While it’s unclear whether or not Bennett was in DC or on video conference, it’s clear that what transpired at the PARCC meeting in DC greatly influenced what he told Florida teachers the day after the meeting. Moreover, it’s clear that Common Core-PARCC was on his mind when he took part in the task force with five superintendents of schools and Sen. Bill Montford this past Monday. It was five days after the PARCC meeting in DC and four after the one he had with Scott and teachers. The Orlando Sentinel characterizes Bennett’s comments at Monday’s task force meeting this way:
Bennett said if he did make recommendations for changes, he would make sure they made sense given that Florida is to switch to a new batch of state tests in 2015, which also will require alterations to the grading system. That year the state is to replace most of the Florida Comprehensive Assessment Tests (PARCC) — a series of exams in math, reading, science and writing — with a new series of exams aligned with Common Core standards.

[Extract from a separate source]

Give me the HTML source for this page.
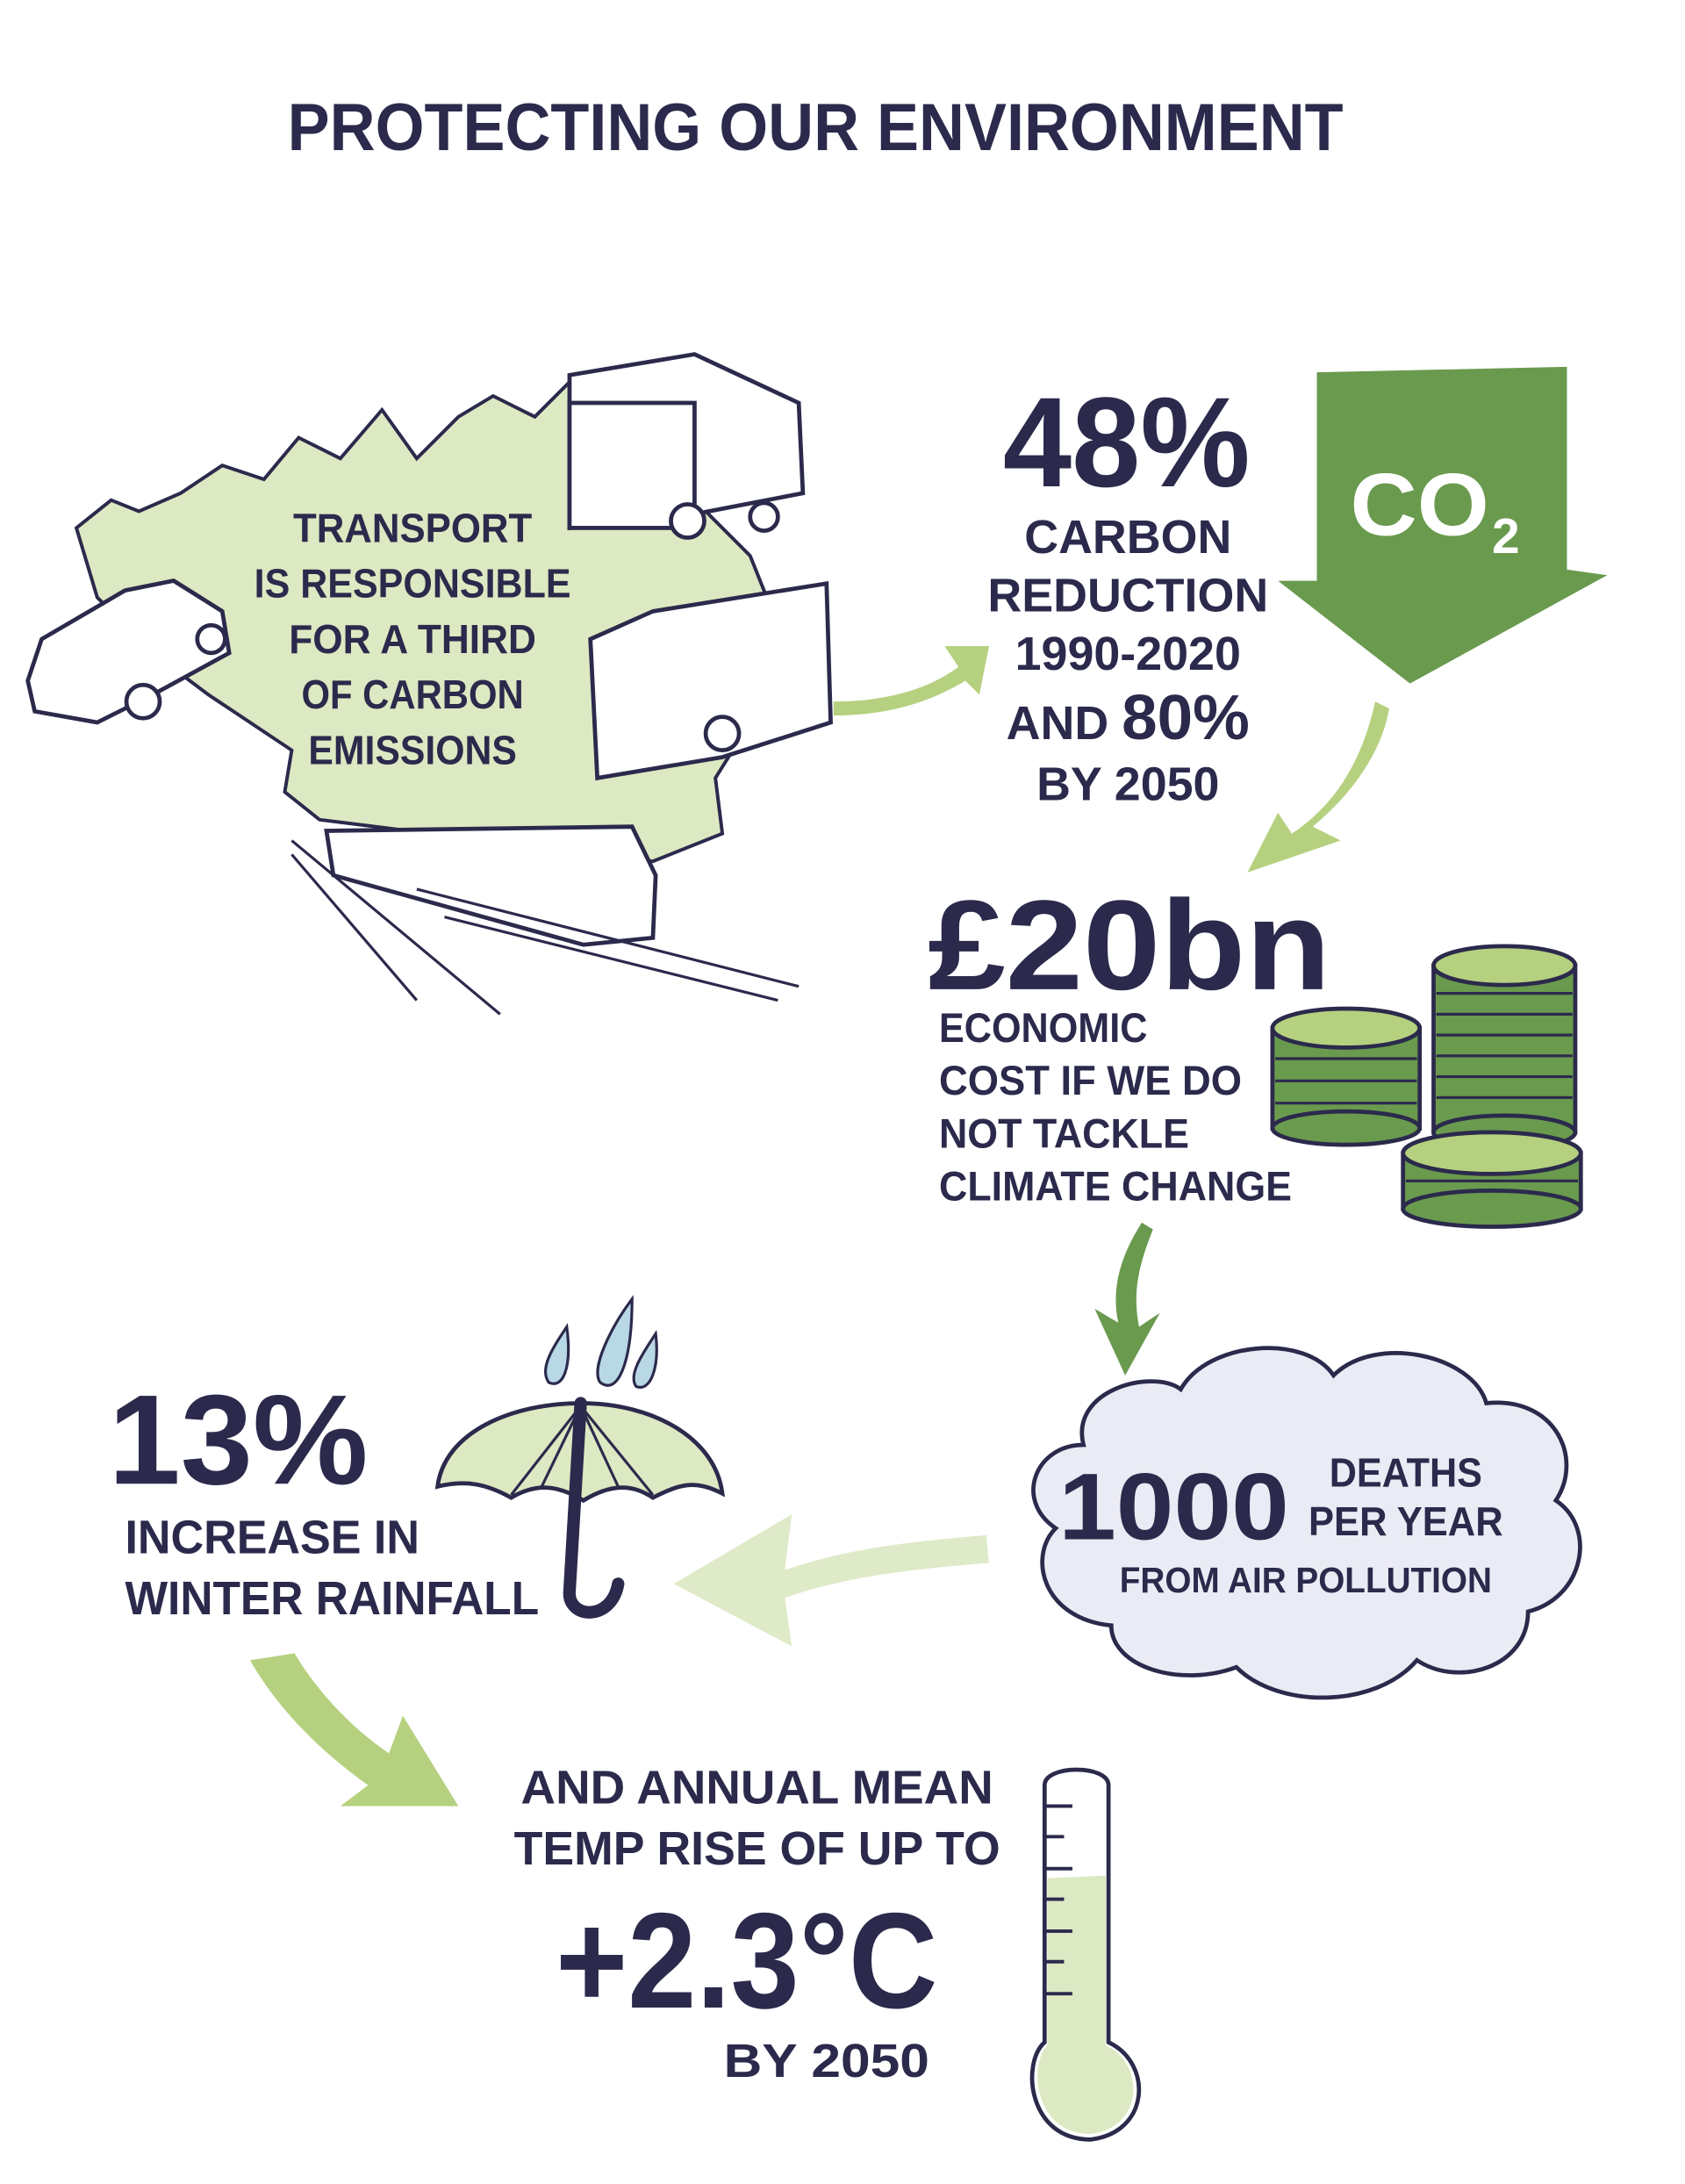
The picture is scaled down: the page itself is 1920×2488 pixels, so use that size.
<!DOCTYPE html>
<html><head><meta charset="utf-8"><style>
html,body{margin:0;padding:0;background:#fff}
svg{display:block}
text{font-family:"Liberation Sans",sans-serif;font-weight:bold;fill:#2b2a4c}
</style></head><body>
<svg width="1920" height="2488" viewBox="0 0 1213 1572" preserveAspectRatio="none" xmlns="http://www.w3.org/2000/svg">
<rect width="1213" height="1572" fill="#fff"/>
<text x="587" y="108" font-size="48" text-anchor="middle" textLength="760" lengthAdjust="spacingAndGlyphs">PROTECTING OUR ENVIRONMENT</text>

<path d="M55,380 L80,360 L100,368 L130,355 L160,335 L190,345 L215,315 L245,330 L275,295 L300,330 L330,300 L355,285 L385,300 L410,275 L470,330 L540,400 L560,450 L540,520 L515,560 L520,600 L470,620 L230,590 L205,570 L210,540 L150,500 L110,470 L70,430 Z" fill="#dce9c2" stroke="#2b2a4c" stroke-width="2.5"/>
<g font-size="29" text-anchor="middle">
<text x="297" y="390" textLength="172" lengthAdjust="spacingAndGlyphs">TRANSPORT</text>
<text x="297" y="430" textLength="228" lengthAdjust="spacingAndGlyphs">IS RESPONSIBLE</text>
<text x="297" y="470" textLength="178" lengthAdjust="spacingAndGlyphs">FOR A THIRD</text>
<text x="297" y="510" textLength="160" lengthAdjust="spacingAndGlyphs">OF CARBON</text>
<text x="297" y="550" textLength="150" lengthAdjust="spacingAndGlyphs">EMISSIONS</text>
</g>
<g fill="#fff" stroke="#2b2a4c" stroke-width="3">
<path d="M20,490 L30,460 L90,425 L125,418 L160,440 L165,470 L110,500 L70,520 L25,512 Z"/>
<circle cx="103" cy="505" r="12"/><circle cx="152" cy="460" r="10"/>
<path d="M410,270 L500,255 L575,290 L578,355 L500,370 L410,380 Z"/>
<rect x="410" y="290" width="90" height="90"/>
<circle cx="495" cy="375" r="12"/><circle cx="550" cy="372" r="10"/>
<path d="M425,460 L470,440 L595,420 L598,520 L520,545 L430,560 Z"/>
<circle cx="520" cy="528" r="12"/>
<path d="M235,598 L455,595 L472,630 L470,675 L420,680 L240,630 Z"/>
</g>
<g stroke="#2b2a4c" stroke-width="2" fill="none">
<path d="M210,605 L360,730"/><path d="M210,615 L300,720"/>
<path d="M300,640 L575,710"/><path d="M320,660 L560,720"/>
</g>

<path d="M600,505 C640,505 670,495 690,480 L680,465 L712,465 L705,500 L695,490 C670,505 640,515 600,515 Z" fill="#b5d17f"/>

<text x="722" y="350" font-size="92" textLength="178" lengthAdjust="spacingAndGlyphs">48%</text>
<g font-size="34" text-anchor="middle">
<text x="812" y="398">CARBON</text>
<text x="812" y="440">REDUCTION</text>
<text x="812" y="482">1990-2020</text>
<text x="812" y="532">AND <tspan font-size="46">80%</tspan></text>
<text x="812" y="576">BY 2050</text>
</g>
<polygon points="948,268 1128,264 1128,410 1157,414 1015,492 920,418 948,418" fill="#6a9a4e"/>
<text x="972" y="385" font-size="64" style="fill:#fff" textLength="100" lengthAdjust="spacingAndGlyphs">CO</text>
<text x="1074" y="398" font-size="36" style="fill:#fff">2</text>

<path d="M990,505 C980,550 960,580 930,600 L920,585 L898,628 L965,605 L945,595 C975,570 995,540 1000,510 Z" fill="#b5d17f"/>

<text x="668" y="712" font-size="92" textLength="290" lengthAdjust="spacingAndGlyphs">£20bn</text>
<g font-size="30">
<text x="676" y="750" textLength="150" lengthAdjust="spacingAndGlyphs">ECONOMIC</text>
<text x="676" y="788" textLength="218" lengthAdjust="spacingAndGlyphs">COST IF WE DO</text>
<text x="676" y="826" textLength="180" lengthAdjust="spacingAndGlyphs">NOT TACKLE</text>
<text x="676" y="864" textLength="254" lengthAdjust="spacingAndGlyphs">CLIMATE CHANGE</text>
</g>
<g stroke="#2b2a4c" stroke-width="3">
<rect x="916" y="740" width="106" height="72" fill="#6a9a4e"/>
<ellipse cx="969" cy="812" rx="53" ry="12" fill="#6a9a4e"/>
<ellipse cx="969" cy="740" rx="53" ry="14" fill="#b5d17f"/>
<rect x="1032" y="695" width="102" height="120" fill="#6a9a4e"/>
<ellipse cx="1083" cy="815" rx="51" ry="12" fill="#6a9a4e"/>
<ellipse cx="1083" cy="695" rx="51" ry="14" fill="#b5d17f"/>
<rect x="1010" y="830" width="128" height="40" fill="#6a9a4e"/>
<ellipse cx="1074" cy="870" rx="64" ry="13" fill="#6a9a4e"/>
<ellipse cx="1074" cy="830" rx="64" ry="15" fill="#b5d17f"/>
</g>
<g stroke="#2b2a4c" stroke-width="2" fill="none">
<path d="M918,762 h102 M918,778 h102 M918,794 h102"/>
<path d="M1034,715 h98 M1034,730 h98 M1034,745 h98 M1034,760 h98 M1034,775 h98 M1034,790 h98"/>
<path d="M1012,850 h124"/>
</g>

<path d="M822,880 L830,885 C820,910 815,930 820,955 L835,945 L810,990 L788,942 L805,952 C800,928 806,905 822,880 Z" fill="#6a9a4e"/>

<path d="M780,1040 C770,1000 830,985 850,1000 C870,965 940,960 960,990 C990,960 1060,975 1070,1010 C1120,1005 1140,1050 1120,1080 C1150,1100 1140,1150 1100,1160 C1100,1200 1050,1215 1020,1195 C990,1230 920,1230 890,1200 C850,1215 800,1200 800,1170 C750,1165 740,1120 760,1100 C730,1080 745,1040 780,1040 Z" fill="#ebebf5" stroke="#2b2a4c" stroke-width="3"/>
<text x="762" y="1108" font-size="68" textLength="166" lengthAdjust="spacingAndGlyphs">1000</text>
<text x="1012" y="1070" font-size="29" text-anchor="middle" textLength="110" lengthAdjust="spacingAndGlyphs">DEATHS</text>
<text x="1012" y="1105" font-size="29" text-anchor="middle" textLength="140" lengthAdjust="spacingAndGlyphs">PER YEAR</text>
<text x="940" y="1146" font-size="26" text-anchor="middle" textLength="268" lengthAdjust="spacingAndGlyphs">FROM AIR POLLUTION</text>

<path d="M710,1105 C650,1110 610,1115 565,1130 L570,1090 L485,1140 L570,1185 L565,1150 C610,1135 650,1130 712,1125 Z" fill="#dfeac8"/>

<text x="78" y="1068" font-size="92" textLength="187" lengthAdjust="spacingAndGlyphs">13%</text>
<text x="90" y="1118" font-size="34" textLength="212" lengthAdjust="spacingAndGlyphs">INCREASE IN</text>
<text x="90" y="1162" font-size="34" textLength="298" lengthAdjust="spacingAndGlyphs">WINTER RAINFALL</text>
<g fill="#b9d8e6" stroke="#2b2a4c" stroke-width="2">
<path d="M408,955 C398,970 388,985 395,995 C405,1000 412,985 408,955 Z"/>
<path d="M455,935 C440,955 425,985 432,995 C445,1005 455,980 455,935 Z"/>
<path d="M472,960 C462,975 452,990 458,998 C468,1002 475,985 472,960 Z"/>
</g>
<path d="M315,1070 C320,1030 370,1010 418,1010 C470,1010 515,1035 520,1075 C500,1065 490,1068 470,1078 C455,1068 440,1068 420,1080 C400,1068 385,1068 368,1078 C350,1068 335,1065 315,1070 Z" fill="#dce9c2" stroke="#2b2a4c" stroke-width="3"/>
<path d="M418,1010 L410,1145 C408,1165 440,1168 445,1140" fill="none" stroke="#2b2a4c" stroke-width="9" stroke-linecap="round"/>
<g stroke="#2b2a4c" stroke-width="2" fill="none"><path d="M418,1012 L368,1076 M418,1012 L470,1076 M418,1012 L390,1070 M418,1012 L445,1070"/></g>

<path d="M180,1195 L212,1190 C230,1220 255,1245 280,1262 L290,1235 L330,1300 L245,1300 L265,1285 C230,1260 200,1230 180,1195 Z" fill="#b5d17f"/>

<text x="545" y="1298" font-size="34" text-anchor="middle" textLength="340" lengthAdjust="spacingAndGlyphs">AND ANNUAL MEAN</text>
<text x="545" y="1342" font-size="34" text-anchor="middle" textLength="350" lengthAdjust="spacingAndGlyphs">TEMP RISE OF UP TO</text>
<text x="400" y="1445" font-size="98" textLength="275" lengthAdjust="spacingAndGlyphs">+2.3°C</text>
<text x="595" y="1495" font-size="34" text-anchor="middle" textLength="148" lengthAdjust="spacingAndGlyphs">BY 2050</text>

<path d="M752,1285 C752,1270 798,1270 798,1285 L798,1470 C830,1485 828,1535 785,1540 C740,1540 735,1485 752,1470 Z" fill="#fff" stroke="#2b2a4c" stroke-width="3"/>
<path d="M754,1352 L796,1350 L796,1472 C826,1487 822,1532 785,1536 C745,1536 740,1487 754,1472 Z" fill="#dce9c2"/>
<g stroke="#2b2a4c" stroke-width="2.5"><path d="M752,1300 h20 M752,1322 h14 M752,1345 h20 M752,1367 h14 M752,1390 h20 M752,1412 h14 M752,1435 h20"/></g>
</svg>
</body></html>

It would be acceptable if Bennett were devoted to Common-Core PARCC on solely on a philosophical basis, but he’s not. He’s major player of something far bigger than the interests of Florida’s schools and children. Bennett’s rhetoric confirms as much. For today’s education reformers, Common Core-PARCC puts final control of the nation’s education apparatus in their hands.
Bennett has made sure he is insulated from naysayers and opposition that may emerge in the FLDOE and on the state board. His top two staffers, Will Krebs and Dale Chu came with him form Indiana. Bennett put them both what’s quickly turning out to be a bogus school grades task force. He’s made clear he’s already made up his mind.
Scathing Purple Musings reported here yesterday that Bennett also serves as the fiscal agent for the 21 member states of PARCC and brought the job with him from Indiana. Bennett can no longer deny that he has a conflict of interest. It is time for him to address these conflicts with members of the Florida media and his immediate superiors on the state board.